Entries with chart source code
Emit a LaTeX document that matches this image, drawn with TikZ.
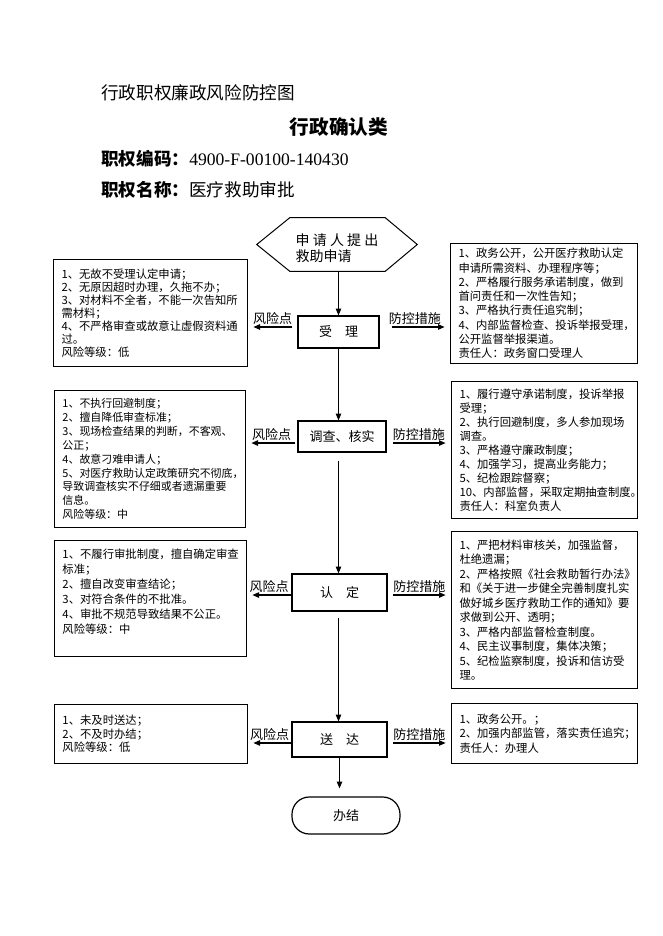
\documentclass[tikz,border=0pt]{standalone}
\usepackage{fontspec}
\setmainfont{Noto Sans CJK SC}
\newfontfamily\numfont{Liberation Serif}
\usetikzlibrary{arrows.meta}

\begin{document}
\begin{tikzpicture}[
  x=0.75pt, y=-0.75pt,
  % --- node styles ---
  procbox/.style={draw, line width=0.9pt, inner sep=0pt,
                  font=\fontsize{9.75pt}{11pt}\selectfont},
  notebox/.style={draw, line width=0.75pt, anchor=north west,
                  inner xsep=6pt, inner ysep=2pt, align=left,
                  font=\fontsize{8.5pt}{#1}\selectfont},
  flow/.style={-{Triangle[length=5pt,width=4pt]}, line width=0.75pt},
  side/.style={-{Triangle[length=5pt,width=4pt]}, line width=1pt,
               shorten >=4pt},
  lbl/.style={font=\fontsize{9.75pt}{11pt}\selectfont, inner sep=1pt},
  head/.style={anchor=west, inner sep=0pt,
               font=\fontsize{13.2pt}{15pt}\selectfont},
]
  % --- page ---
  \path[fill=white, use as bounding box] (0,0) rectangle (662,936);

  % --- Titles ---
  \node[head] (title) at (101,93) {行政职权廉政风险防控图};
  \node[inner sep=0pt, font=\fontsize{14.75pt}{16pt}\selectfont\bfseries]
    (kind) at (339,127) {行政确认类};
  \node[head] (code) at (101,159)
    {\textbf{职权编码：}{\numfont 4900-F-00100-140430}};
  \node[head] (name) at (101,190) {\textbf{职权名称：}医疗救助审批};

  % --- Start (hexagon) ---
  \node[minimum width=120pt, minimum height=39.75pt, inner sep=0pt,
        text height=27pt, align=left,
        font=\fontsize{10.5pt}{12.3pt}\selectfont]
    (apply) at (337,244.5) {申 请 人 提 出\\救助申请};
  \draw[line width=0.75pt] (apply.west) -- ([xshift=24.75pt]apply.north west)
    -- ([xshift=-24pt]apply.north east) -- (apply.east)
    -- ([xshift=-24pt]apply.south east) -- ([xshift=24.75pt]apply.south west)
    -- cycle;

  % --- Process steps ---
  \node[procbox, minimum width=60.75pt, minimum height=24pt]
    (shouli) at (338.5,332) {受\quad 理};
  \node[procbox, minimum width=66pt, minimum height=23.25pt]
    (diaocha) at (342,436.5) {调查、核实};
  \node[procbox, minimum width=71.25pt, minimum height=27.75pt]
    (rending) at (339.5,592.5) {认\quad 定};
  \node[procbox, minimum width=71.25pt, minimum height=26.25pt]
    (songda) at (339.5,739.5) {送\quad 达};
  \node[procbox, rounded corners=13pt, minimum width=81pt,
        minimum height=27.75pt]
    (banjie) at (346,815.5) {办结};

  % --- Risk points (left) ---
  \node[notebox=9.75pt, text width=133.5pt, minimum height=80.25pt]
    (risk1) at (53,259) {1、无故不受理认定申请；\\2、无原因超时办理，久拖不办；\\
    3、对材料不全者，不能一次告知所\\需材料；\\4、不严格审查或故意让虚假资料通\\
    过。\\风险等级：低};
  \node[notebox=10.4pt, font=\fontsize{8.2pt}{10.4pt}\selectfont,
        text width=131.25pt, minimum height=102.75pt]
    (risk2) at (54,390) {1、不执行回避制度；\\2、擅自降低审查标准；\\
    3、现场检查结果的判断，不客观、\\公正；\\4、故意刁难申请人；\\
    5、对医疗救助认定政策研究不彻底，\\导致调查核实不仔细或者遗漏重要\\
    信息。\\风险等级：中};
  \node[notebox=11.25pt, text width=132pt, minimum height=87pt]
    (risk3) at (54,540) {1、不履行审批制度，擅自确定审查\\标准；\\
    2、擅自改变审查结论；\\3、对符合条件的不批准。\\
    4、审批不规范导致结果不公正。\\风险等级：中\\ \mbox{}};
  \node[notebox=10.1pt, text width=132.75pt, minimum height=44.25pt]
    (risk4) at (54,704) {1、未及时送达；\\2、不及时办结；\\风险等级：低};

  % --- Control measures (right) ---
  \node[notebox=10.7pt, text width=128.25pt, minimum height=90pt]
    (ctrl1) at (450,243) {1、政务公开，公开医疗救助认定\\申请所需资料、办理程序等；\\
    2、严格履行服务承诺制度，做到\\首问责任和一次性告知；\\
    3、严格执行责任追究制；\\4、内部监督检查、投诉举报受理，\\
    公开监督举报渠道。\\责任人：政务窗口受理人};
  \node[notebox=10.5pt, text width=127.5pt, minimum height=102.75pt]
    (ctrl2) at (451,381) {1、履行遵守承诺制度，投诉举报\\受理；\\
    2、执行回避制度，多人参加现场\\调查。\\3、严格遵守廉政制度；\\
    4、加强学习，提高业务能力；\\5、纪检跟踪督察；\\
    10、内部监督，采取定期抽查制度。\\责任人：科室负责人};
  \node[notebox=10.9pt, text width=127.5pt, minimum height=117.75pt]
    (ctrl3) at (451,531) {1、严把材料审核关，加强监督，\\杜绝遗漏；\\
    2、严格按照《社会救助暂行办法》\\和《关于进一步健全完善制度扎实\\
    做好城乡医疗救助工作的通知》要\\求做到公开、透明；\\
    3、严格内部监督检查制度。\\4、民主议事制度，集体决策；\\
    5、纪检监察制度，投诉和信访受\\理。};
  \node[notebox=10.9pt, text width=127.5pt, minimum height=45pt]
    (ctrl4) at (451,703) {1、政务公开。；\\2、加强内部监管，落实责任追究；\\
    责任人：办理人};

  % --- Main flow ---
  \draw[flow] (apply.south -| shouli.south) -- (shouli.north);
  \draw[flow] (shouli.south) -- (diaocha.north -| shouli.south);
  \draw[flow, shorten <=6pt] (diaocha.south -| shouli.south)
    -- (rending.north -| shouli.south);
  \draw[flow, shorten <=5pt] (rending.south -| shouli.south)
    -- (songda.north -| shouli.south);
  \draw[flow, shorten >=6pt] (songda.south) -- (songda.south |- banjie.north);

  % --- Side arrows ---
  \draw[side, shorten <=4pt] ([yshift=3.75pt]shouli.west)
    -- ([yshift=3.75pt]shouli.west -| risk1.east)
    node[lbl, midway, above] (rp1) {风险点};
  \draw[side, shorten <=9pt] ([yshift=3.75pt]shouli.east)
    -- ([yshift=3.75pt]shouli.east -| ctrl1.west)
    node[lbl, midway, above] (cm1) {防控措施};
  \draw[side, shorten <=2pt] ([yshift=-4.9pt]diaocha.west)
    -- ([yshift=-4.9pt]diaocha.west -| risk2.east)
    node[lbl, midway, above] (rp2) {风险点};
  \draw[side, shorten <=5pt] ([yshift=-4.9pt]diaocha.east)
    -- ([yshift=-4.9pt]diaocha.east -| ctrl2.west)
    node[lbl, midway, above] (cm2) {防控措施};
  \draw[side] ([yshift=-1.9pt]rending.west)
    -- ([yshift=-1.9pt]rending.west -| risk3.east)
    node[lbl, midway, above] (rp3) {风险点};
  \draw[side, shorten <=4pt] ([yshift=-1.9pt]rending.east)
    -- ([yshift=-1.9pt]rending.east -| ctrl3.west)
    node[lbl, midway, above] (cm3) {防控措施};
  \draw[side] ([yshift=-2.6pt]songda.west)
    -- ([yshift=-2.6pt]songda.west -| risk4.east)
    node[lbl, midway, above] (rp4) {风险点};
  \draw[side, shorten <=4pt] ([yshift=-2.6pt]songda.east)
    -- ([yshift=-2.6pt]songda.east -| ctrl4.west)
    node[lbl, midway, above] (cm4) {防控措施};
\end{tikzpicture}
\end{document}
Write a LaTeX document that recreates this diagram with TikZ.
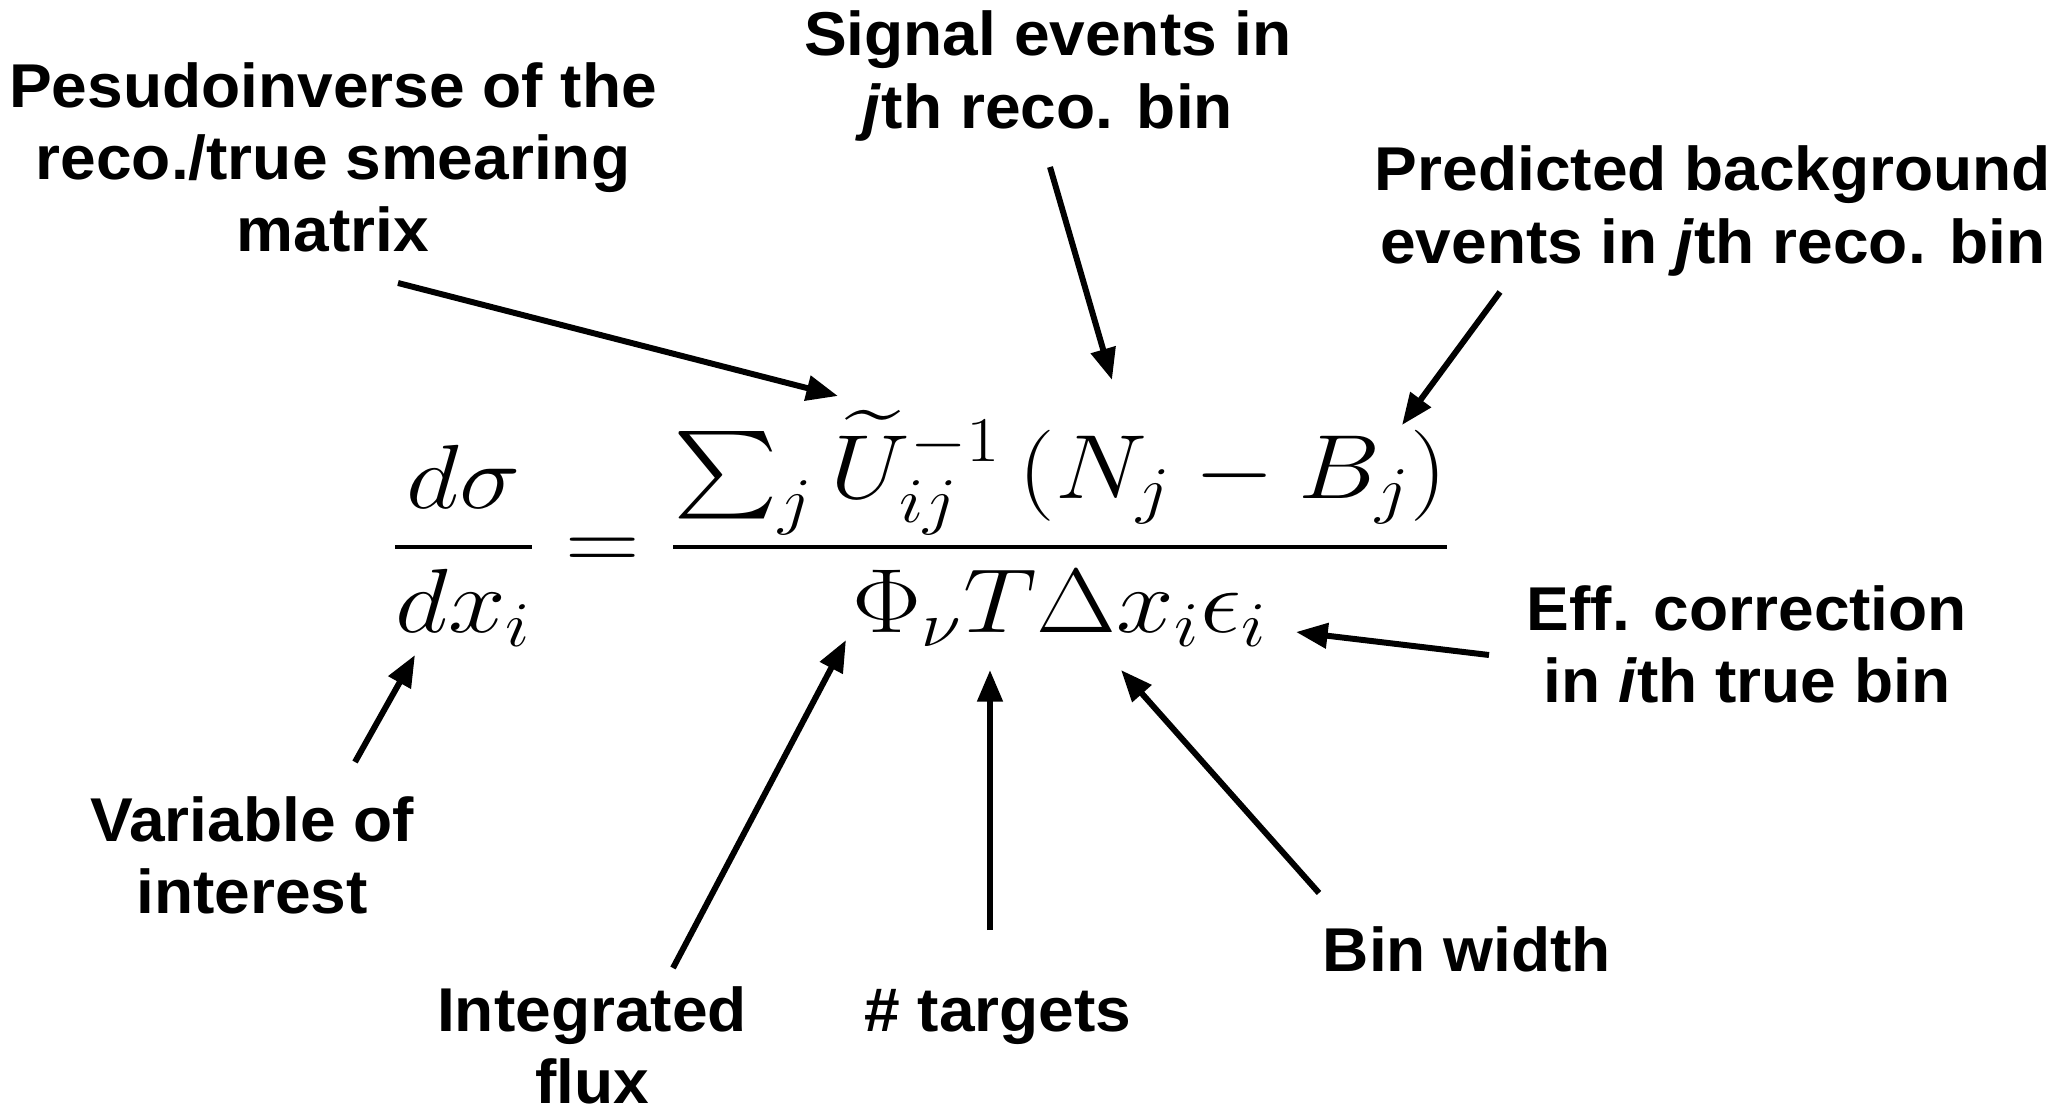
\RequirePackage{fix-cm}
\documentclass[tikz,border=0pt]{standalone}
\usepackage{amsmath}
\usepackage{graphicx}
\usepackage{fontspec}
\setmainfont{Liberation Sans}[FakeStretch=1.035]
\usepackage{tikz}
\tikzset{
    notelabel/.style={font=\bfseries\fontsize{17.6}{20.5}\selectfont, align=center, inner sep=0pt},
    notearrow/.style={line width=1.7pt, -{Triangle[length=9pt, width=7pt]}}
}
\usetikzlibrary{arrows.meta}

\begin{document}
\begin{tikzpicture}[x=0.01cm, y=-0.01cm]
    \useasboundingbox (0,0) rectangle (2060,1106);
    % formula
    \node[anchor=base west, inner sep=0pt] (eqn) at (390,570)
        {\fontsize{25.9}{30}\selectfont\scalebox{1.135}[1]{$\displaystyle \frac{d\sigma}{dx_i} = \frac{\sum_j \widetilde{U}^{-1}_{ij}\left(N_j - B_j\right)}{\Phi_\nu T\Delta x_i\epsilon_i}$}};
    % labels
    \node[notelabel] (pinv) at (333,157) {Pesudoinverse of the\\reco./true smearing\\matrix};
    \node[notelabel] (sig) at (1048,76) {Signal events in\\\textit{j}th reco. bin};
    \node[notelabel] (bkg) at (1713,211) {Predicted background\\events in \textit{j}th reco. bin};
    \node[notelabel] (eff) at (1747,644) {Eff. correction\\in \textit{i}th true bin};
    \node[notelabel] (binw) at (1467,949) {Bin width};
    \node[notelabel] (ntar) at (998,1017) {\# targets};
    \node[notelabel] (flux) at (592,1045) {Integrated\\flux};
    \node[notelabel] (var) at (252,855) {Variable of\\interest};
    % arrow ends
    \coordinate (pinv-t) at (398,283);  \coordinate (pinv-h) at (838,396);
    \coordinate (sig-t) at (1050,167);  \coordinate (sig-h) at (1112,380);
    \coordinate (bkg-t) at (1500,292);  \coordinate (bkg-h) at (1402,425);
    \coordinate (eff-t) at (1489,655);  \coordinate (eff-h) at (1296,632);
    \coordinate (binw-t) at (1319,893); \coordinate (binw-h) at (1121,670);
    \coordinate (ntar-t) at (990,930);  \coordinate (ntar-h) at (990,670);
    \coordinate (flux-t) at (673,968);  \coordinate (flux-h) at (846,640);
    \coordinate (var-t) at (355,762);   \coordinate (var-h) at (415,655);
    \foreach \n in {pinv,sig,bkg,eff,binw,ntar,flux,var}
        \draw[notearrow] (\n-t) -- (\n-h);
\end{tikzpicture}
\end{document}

## Set task
Extract the lines exactly, please: the first line of the listing, the line with "(name) at (101,190)", and every line between them, but no pictures.

## Finished answer
Emit a LaTeX document that matches this image, drawn with TikZ.
\documentclass[tikz,border=0pt]{standalone}
\usepackage{fontspec}
\setmainfont{Noto Sans CJK SC}
\newfontfamily\numfont{Liberation Serif}
\usetikzlibrary{arrows.meta}

\begin{document}
\begin{tikzpicture}[
  x=0.75pt, y=-0.75pt,
  % --- node styles ---
  procbox/.style={draw, line width=0.9pt, inner sep=0pt,
                  font=\fontsize{9.75pt}{11pt}\selectfont},
  notebox/.style={draw, line width=0.75pt, anchor=north west,
                  inner xsep=6pt, inner ysep=2pt, align=left,
                  font=\fontsize{8.5pt}{#1}\selectfont},
  flow/.style={-{Triangle[length=5pt,width=4pt]}, line width=0.75pt},
  side/.style={-{Triangle[length=5pt,width=4pt]}, line width=1pt,
               shorten >=4pt},
  lbl/.style={font=\fontsize{9.75pt}{11pt}\selectfont, inner sep=1pt},
  head/.style={anchor=west, inner sep=0pt,
               font=\fontsize{13.2pt}{15pt}\selectfont},
]
  % --- page ---
  \path[fill=white, use as bounding box] (0,0) rectangle (662,936);

  % --- Titles ---
  \node[head] (title) at (101,93) {行政职权廉政风险防控图};
  \node[inner sep=0pt, font=\fontsize{14.75pt}{16pt}\selectfont\bfseries]
    (kind) at (339,127) {行政确认类};
  \node[head] (code) at (101,159)
    {\textbf{职权编码：}{\numfont 4900-F-00100-140430}};
  \node[head] (name) at (101,190) {\textbf{职权名称：}医疗救助审批};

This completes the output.